◆ Exercise
Copy out exactly the lines spanning the line with "Generate a Python" to the line with "plt.rcParams['font.family'] = ['Lato', 'DejaVu", inclusive, from the data underneath, with no pictures.
━━ Input
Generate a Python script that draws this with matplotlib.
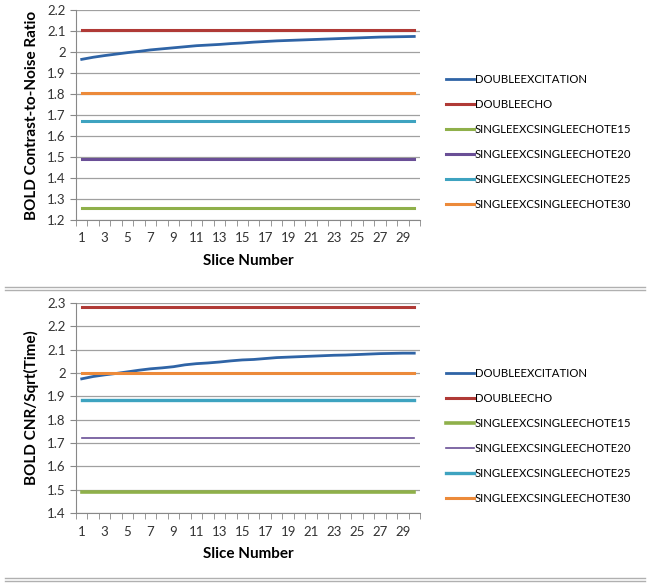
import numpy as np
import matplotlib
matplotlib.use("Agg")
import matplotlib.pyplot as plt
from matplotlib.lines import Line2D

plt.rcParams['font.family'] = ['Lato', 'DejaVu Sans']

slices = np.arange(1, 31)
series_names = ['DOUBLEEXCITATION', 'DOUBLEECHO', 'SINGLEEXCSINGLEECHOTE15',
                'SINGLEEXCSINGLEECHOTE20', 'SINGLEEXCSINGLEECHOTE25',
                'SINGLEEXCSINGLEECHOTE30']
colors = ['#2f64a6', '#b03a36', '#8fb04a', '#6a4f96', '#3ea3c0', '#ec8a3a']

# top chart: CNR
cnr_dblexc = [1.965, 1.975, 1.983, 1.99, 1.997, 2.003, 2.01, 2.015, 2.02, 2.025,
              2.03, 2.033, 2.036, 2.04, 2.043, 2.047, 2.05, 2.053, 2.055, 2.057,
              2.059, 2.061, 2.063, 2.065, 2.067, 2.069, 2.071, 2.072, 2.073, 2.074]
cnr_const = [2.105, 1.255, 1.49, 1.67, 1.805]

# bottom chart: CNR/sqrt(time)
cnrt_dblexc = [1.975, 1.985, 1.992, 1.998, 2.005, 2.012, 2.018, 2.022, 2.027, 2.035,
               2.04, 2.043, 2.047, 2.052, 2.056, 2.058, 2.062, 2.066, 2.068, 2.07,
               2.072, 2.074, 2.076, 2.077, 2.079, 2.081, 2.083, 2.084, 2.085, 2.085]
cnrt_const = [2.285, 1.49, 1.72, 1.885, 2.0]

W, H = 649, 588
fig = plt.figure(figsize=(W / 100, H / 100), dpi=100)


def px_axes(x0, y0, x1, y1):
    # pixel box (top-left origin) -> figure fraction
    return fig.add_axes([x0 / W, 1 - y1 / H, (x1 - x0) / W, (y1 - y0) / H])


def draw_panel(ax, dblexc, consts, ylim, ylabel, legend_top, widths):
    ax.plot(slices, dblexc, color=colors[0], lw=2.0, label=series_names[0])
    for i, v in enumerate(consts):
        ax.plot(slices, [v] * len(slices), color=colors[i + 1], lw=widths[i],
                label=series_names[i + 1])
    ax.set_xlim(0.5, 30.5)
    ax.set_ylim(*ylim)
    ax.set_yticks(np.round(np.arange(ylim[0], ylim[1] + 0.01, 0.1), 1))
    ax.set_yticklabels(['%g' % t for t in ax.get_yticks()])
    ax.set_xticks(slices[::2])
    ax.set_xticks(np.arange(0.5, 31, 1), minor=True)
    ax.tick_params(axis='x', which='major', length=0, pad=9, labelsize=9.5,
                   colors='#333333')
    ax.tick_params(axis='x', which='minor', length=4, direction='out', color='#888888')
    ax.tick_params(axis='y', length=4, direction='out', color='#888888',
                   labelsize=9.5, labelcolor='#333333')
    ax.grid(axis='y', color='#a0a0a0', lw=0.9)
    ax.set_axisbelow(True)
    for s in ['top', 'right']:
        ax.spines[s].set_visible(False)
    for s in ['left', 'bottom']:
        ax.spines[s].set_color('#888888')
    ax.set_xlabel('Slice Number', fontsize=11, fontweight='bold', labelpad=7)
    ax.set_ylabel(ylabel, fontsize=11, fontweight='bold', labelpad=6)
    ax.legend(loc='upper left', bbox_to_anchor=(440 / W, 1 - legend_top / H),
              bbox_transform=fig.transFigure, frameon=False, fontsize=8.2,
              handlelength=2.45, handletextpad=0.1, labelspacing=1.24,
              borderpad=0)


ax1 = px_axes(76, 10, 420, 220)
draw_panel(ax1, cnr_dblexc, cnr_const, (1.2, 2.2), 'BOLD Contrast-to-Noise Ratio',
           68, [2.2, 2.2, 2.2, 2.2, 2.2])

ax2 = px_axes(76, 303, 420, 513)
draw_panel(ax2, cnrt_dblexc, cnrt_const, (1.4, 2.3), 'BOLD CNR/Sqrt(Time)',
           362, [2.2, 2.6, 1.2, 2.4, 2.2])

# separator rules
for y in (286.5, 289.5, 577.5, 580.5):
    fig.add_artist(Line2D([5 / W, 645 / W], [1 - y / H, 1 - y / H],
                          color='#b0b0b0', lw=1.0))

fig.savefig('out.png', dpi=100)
━━━━
━━ Input
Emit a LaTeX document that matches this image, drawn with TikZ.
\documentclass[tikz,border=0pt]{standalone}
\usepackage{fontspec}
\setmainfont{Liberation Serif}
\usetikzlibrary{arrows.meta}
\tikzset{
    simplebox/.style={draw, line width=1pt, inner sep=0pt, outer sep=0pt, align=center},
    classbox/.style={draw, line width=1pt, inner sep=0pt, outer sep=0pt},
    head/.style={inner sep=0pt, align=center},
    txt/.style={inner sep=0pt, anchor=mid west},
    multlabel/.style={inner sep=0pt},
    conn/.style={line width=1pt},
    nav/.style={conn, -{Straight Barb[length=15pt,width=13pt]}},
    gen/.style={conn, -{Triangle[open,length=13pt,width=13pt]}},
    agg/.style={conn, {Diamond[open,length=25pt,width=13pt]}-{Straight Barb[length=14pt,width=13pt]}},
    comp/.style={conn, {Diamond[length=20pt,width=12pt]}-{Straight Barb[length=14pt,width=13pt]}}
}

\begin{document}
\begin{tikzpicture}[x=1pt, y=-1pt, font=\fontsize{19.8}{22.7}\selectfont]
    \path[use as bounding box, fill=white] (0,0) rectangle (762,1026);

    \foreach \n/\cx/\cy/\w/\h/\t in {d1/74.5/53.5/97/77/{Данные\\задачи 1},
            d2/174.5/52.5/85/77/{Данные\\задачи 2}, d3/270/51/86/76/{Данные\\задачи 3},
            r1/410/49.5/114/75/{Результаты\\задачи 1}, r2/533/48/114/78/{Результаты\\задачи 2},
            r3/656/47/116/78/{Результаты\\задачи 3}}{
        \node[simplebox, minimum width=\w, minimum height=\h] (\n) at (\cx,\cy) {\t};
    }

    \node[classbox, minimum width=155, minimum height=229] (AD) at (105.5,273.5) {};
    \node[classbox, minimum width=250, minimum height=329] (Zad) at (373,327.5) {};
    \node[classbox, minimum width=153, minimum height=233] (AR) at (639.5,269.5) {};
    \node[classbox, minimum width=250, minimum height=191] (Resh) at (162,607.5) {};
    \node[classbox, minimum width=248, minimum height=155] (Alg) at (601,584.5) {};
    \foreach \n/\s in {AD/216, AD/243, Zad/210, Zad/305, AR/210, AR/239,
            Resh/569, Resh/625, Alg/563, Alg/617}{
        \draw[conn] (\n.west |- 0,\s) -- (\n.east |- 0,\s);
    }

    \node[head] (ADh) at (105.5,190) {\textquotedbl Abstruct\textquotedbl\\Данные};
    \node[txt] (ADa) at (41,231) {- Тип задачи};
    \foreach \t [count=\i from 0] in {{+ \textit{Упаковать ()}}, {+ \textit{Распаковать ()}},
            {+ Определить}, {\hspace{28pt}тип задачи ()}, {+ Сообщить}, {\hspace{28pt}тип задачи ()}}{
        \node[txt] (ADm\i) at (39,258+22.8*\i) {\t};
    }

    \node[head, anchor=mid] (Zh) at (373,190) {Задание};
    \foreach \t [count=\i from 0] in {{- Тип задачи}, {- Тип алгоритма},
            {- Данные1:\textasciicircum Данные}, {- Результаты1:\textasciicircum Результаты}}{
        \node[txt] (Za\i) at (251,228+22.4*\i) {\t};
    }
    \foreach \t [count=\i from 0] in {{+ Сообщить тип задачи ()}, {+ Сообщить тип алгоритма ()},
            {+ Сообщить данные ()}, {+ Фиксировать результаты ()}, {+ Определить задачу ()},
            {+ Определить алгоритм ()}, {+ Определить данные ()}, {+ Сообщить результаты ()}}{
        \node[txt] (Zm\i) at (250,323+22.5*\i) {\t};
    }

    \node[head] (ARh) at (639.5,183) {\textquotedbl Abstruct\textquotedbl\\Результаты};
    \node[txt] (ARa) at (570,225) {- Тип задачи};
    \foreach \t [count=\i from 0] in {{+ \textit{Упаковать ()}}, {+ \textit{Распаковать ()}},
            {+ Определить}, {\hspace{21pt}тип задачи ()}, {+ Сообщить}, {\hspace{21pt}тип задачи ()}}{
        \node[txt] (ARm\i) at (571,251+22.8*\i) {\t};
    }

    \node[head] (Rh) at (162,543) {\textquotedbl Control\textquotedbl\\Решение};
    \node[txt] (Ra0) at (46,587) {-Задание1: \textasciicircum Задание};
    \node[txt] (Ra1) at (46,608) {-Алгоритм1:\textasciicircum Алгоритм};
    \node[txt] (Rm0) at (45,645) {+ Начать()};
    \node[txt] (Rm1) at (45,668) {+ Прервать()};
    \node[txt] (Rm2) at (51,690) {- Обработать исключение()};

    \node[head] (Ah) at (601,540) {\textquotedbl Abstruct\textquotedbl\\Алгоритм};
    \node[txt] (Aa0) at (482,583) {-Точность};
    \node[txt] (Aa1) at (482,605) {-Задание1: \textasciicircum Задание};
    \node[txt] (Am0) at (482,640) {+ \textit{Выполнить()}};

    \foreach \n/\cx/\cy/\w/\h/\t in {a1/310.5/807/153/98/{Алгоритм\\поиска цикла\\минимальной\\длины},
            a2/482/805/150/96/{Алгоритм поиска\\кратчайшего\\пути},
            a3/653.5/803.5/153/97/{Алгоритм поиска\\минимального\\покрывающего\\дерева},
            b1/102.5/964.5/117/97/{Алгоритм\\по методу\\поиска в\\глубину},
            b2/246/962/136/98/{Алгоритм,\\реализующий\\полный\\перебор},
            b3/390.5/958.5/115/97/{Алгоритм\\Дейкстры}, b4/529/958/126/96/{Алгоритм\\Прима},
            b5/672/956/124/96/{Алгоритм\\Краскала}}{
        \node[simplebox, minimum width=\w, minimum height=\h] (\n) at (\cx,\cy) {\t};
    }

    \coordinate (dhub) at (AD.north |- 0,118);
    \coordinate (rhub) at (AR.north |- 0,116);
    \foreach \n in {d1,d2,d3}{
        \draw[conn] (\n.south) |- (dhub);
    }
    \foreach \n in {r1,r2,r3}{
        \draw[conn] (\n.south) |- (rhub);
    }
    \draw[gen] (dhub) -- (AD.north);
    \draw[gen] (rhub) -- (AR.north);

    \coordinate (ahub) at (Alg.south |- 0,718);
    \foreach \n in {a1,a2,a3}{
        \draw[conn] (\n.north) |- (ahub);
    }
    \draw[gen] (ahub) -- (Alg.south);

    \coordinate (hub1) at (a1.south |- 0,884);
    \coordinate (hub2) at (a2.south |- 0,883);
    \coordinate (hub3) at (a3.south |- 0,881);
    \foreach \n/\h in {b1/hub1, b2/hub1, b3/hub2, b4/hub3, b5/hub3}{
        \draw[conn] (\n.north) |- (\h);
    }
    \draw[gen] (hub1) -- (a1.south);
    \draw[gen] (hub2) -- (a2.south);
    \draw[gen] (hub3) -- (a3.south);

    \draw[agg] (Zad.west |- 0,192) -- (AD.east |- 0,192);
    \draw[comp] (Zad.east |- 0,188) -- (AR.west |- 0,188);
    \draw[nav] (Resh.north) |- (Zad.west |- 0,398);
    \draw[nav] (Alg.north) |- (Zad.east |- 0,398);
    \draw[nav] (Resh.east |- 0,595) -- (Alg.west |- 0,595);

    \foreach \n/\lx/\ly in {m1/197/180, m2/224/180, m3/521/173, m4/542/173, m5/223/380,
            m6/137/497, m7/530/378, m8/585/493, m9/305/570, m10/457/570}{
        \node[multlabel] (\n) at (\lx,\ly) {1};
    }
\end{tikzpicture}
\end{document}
━━━━
◆ Task result
Generate a Python script that draws this with matplotlib.
import numpy as np
import matplotlib
matplotlib.use("Agg")
import matplotlib.pyplot as plt
from matplotlib.lines import Line2D

plt.rcParams['font.family'] = ['Lato', 'DejaVu Sans']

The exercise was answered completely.